### REQUIREMENTS
Search the data for the word "this" and copy every line that contains it.

START DATASET EXTRACT

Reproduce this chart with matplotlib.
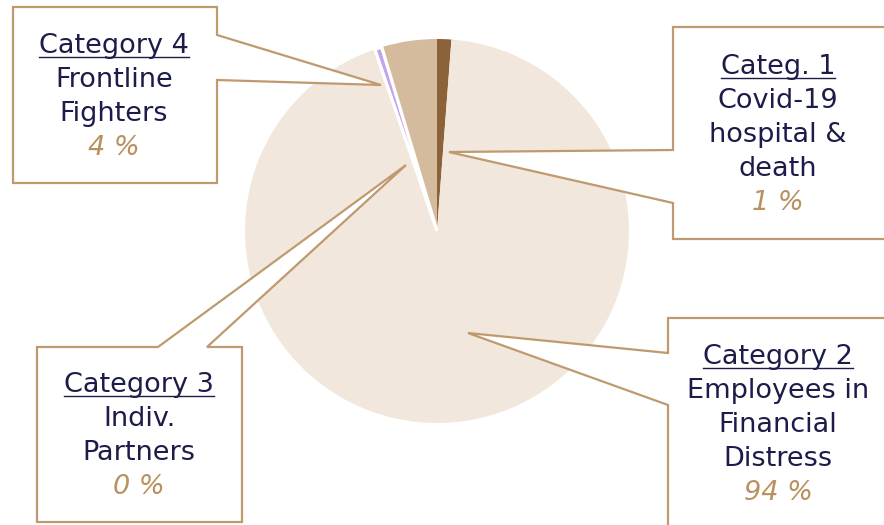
import matplotlib.pyplot as plt
from matplotlib.patches import Polygon
from matplotlib.lines import Line2D

# slice data, clockwise from 12 o'clock
names = ["Category 1", "Category 2", "Category 3", "Category 4"]
values = [1.2, 93.55, 0.6, 4.65]
pct_labels = ["1 %", "94 %", "0 %", "4 %"]
titles = ["Categ. 1", "Category 2", "Category 3", "Category 4"]
descr = [["Covid-19", "hospital &", "death"],
         ["Employees in", "Financial", "Distress"],
         ["Indiv.", "Partners"],
         ["Frontline", "Fighters"]]
colors = ["#8c6239", "#f1e7dd", "#c4a2ec", "#d5bb9d"]

W, H = 884, 525
navy = "#1c1c4a"
gold = "#b8915f"
edge = "#bf9a6e"


def Y(y):
    return H - y


fig = plt.figure(figsize=(W / 100, H / 100), dpi=100)
ax = fig.add_axes([0, 0, 1, 1])

wedges, _ = ax.pie(values, colors=colors, startangle=90, counterclock=False,
                   center=(437, Y(231)), radius=192)
# the 0 % slice gets a white rim
wedges[2].set_edgecolor("white")
wedges[2].set_linewidth(2.4)
wedges[2].set_zorder(3)
wedges[3].set_zorder(2)

ax.set_xlim(0, W)
ax.set_ylim(0, H)
ax.set_aspect("auto")
ax.axis("off")

# callout boxes: (left, top, right, bottom), side of pointer, pointer base, tip
callouts = [
    ((673, 27, 890, 239), "left", (150, 203), (449, 152)),
    ((668, 318, 895, 540), "left", (353, 405), (468, 333)),
    ((37, 347, 242, 522), "top", (158, 207), (406, 165)),
    ((13, 7, 217, 183), "right", (35, 80), (381, 85)),
]
for (l, t, r, b), side, (p1, p2), tip in callouts:
    if side == "left":
        pts = [(l, t), (r, t), (r, b), (l, b), (l, p2), tip, (l, p1)]
    elif side == "right":
        pts = [(l, t), (r, t), (r, p1), tip, (r, p2), (r, b), (l, b)]
    else:
        pts = [(l, t), (p1, t), tip, (p2, t), (r, t), (r, b), (l, b)]
    pts = [(x, Y(y)) for x, y in pts]
    ax.add_patch(Polygon(pts, closed=True, facecolor="white", edgecolor=edge,
                         linewidth=1.6, zorder=5))

# text blocks: centre x, first line y
text_pos = [(778, 67), (778, 357), (139, 385), (114, 46)]
step = 34
fs = 19.5
renderer = fig.canvas.get_renderer()
for i, (cx, y0) in enumerate(text_pos):
    t = ax.text(cx, Y(y0), titles[i], ha="center", va="center", fontsize=fs,
                color=navy, zorder=6)
    bb = t.get_window_extent(renderer=renderer)
    uy = bb.y0 + 2
    ax.add_line(Line2D([bb.x0, bb.x1], [uy, uy], color=navy, linewidth=1.0,
                       zorder=6))
    y = y0
    for line in descr[i]:
        y += step
        ax.text(cx, Y(y), line, ha="center", va="center", fontsize=fs,
                color=navy, zorder=6)
    y += step
    ax.text(cx, Y(y), pct_labels[i], ha="center", va="center", fontsize=fs,
            color=gold, style="italic", zorder=6)

fig.savefig("out.png", dpi=100)
plt.close(fig)
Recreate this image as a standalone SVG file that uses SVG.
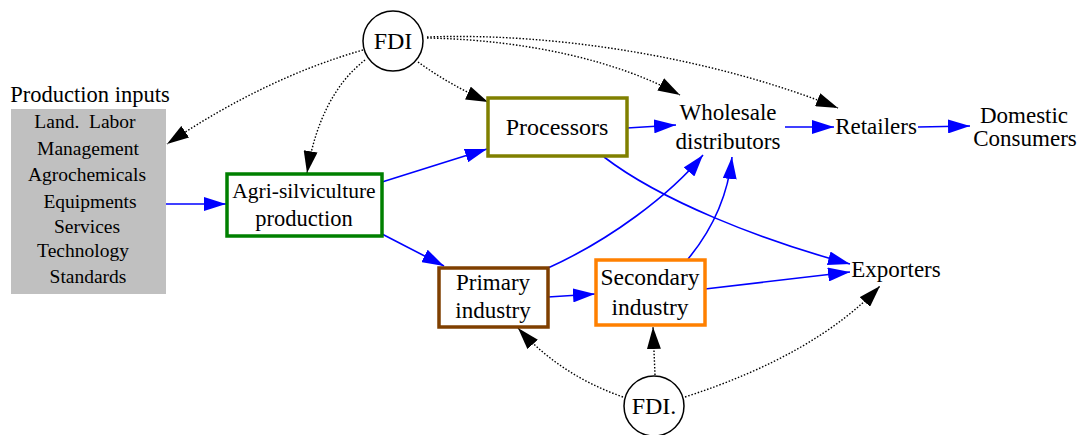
<svg xmlns="http://www.w3.org/2000/svg" width="1083" height="435" viewBox="0 0 1083 435">
  <style>
    text { font-family: "Times New Roman", Times, serif; fill: #000; text-anchor: middle; }
    .lbl { font-size: 23px; }
    .list { font-size: 19.5px; }
    .flow { fill: none; stroke: #0000ff; stroke-width: 1.6; marker-end: url(#blueHead); }
    .invest { fill: none; stroke: #000; stroke-width: 1.4; stroke-dasharray: 1.5 1.8; marker-end: url(#blackHead); }
    .box { fill: #fff; stroke-width: 3.5; }
    .ring { fill: #fff; stroke: #000; stroke-width: 1.5; }
  </style>
  <defs>
    <marker id="blueHead" markerUnits="userSpaceOnUse" markerWidth="22" markerHeight="14" refX="22" refY="7" orient="auto">
      <path d="M0,0 L22,7 L0,14 z" fill="#0000ff"/>
    </marker>
    <marker id="blackHead" markerUnits="userSpaceOnUse" markerWidth="22" markerHeight="14" refX="22" refY="7" orient="auto">
      <path d="M0,0 L22,7 L0,14 z" fill="#000"/>
    </marker>
  </defs>

  <rect width="1083" height="435" fill="#fff"/>

  <!-- connectors -->
  <g id="connectors">
    <!-- material flows -->
    <path class="flow" d="M166,204 L226,204"/>
    <path class="flow" d="M382,182 L487,149"/>
    <path class="flow" d="M382,234 L444,266"/>
    <path class="flow" d="M627,128 L676,125"/>
    <path class="flow" d="M785,127 L834,127"/>
    <path class="flow" d="M918,127 L970,126"/>
    <path class="flow" d="M604,157 C660,200 760,240 850,264"/>
    <path class="flow" d="M548,268 C610,240 670,195 703,155"/>
    <path class="flow" d="M688,259 C712,230 728,195 732,157"/>
    <path class="flow" d="M548,297 L595,294"/>
    <path class="flow" d="M705,289 L850,272"/>
    <!-- investment links -->
    <path class="invest" d="M363,50 Q265,78 167,144"/>
    <path class="invest" d="M365,60 Q320,95 307,173"/>
    <path class="invest" d="M418,62 Q450,85 488,102"/>
    <path class="invest" d="M427,38 C530,40 620,62 680,95"/>
    <path class="invest" d="M427,37 C560,32 720,60 838,108"/>
    <path class="invest" d="M623,397 Q560,375 518,328"/>
    <path class="invest" d="M655,375 L653,327"/>
    <path class="invest" d="M685,397 Q815,355 880,286"/>
  </g>

  <g id="production-inputs">
    <text x="90" y="102" style="font-size:22.5px">Production inputs</text>
    <rect x="11" y="109" width="155" height="185" fill="#c0c0c0"/>
    <text class="list" x="85" y="128" xml:space="preserve">Land.  Labor</text>
    <text class="list" x="88" y="155">Management</text>
    <text class="list" x="87" y="181">Agrochemicals</text>
    <text class="list" x="90" y="208">Equipments</text>
    <text class="list" x="87" y="233">Services</text>
    <text class="list" x="83" y="257">Technology</text>
    <text class="list" x="88" y="283">Standards</text>
  </g>

  <g id="fdi-top">
    <circle class="ring" cx="393" cy="41" r="30"/>
    <text class="lbl" x="393" y="49" style="font-size:24px">FDI</text>
  </g>

  <g id="fdi-bottom">
    <circle class="ring" cx="654" cy="406" r="30"/>
    <text class="lbl" x="654" y="414" style="font-size:24px">FDI.</text>
  </g>

  <g id="agri-silviculture">
    <rect class="box" x="227" y="174" width="155" height="62" stroke="#008000"/>
    <text class="lbl" x="304" y="198" style="font-size:21.5px">Agri-silviculture</text>
    <text class="lbl" x="304" y="226" style="font-size:22.5px">production</text>
  </g>

  <g id="processors">
    <rect class="box" x="488" y="98" width="139" height="58" stroke="#808000"/>
    <text class="lbl" x="557" y="135" style="font-size:24px">Processors</text>
  </g>

  <g id="primary-industry">
    <rect class="box" x="439" y="268" width="109" height="59" stroke="#7f3f00"/>
    <text class="lbl" x="493" y="290">Primary</text>
    <text class="lbl" x="493" y="318">industry</text>
  </g>

  <g id="secondary-industry">
    <rect class="box" x="596" y="260" width="109" height="65" stroke="#ff8000"/>
    <text class="lbl" x="650" y="285" style="font-size:23.5px">Secondary</text>
    <text class="lbl" x="650" y="315" style="font-size:23.5px">industry</text>
  </g>

  <g id="wholesale">
    <text class="lbl" x="728" y="120">Wholesale</text>
    <text class="lbl" x="728" y="149">distributors</text>
  </g>

  <g id="retailers">
    <text class="lbl" x="876" y="134">Retailers</text>
  </g>

  <g id="domestic-consumers">
    <text class="lbl" x="1024" y="123">Domestic</text>
    <text class="lbl" x="1025" y="146">Consumers</text>
  </g>

  <g id="exporters">
    <text class="lbl" x="896" y="277">Exporters</text>
  </g>
</svg>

END DATASET EXTRACT

### EXPECTED ANSWER
Reproduce this chart with matplotlib.
Recreate this image as a standalone SVG file that uses SVG.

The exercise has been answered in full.